I’ve noticed in recent weeks that my ability to walk when I know someone is looking in the direction I am in – not necessarily at me, but in my direction – is failing. It’s always been pretty poor, as I’m sure it is with other people. You walk past a group of people, you start having weird kinks in your step. You see an attractive young lady walking towards you on the pavement, suddenly you lurch to one side as if you’re a startled rapist (you’re not. Usually). You know there’s someone walking behind you, you start with the Ministry Of Silly Walks routine even though you didn’t mean to.
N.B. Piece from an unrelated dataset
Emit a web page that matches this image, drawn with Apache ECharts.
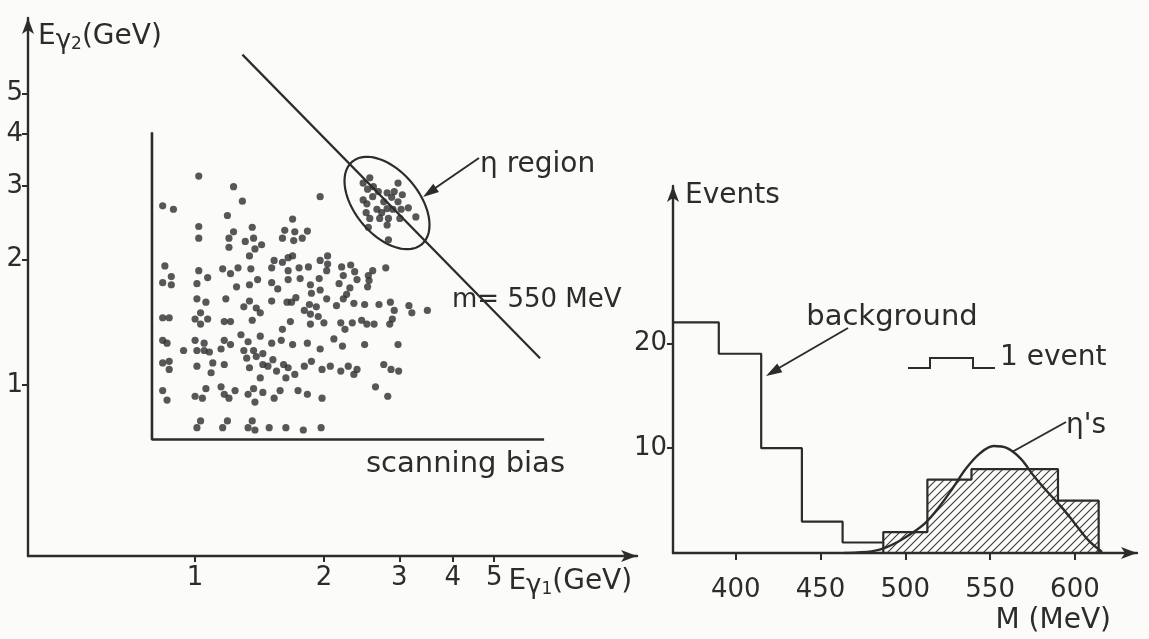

But recently it seems to have become worse. Some would say it’s down to the fact I’m more self-conscious than I have been in a while, with my confidence at an all-time low, my life in a bit of a rut and my prospects not looking like being much beyond poverty in Bournemouth for the foreseeable future. All this leads to overanalysing a situation when somebody is looking at me and hence walking like a weird twat.
Some would say that. I wouldn’t. I’d say it’s because I’m such a renegade – such a total rebel – that I don’t see the need to subscribe to your pathetic notions of what a ‘normal’ walk is. You see a stumbling oaf who bends his legs in a fashion that can’t be entirely natural, I see a New Way. You see someone who seems to be admonishing himself out loud for stumbling a bit while looking squarely at the floor, I see someone who doesn’t need the ability to not trip up over a flat pavement and who also likes talking to himself. Aloud. In public.
Hmm. Is this fooling anybody?
I stumbled over a pine cone today. In fairness, the girl that caused this was very attractive, and I’m pretty sure she smirked at it. It may have been a “ha ha what a goit” laugh, but it was still a laugh. They all count.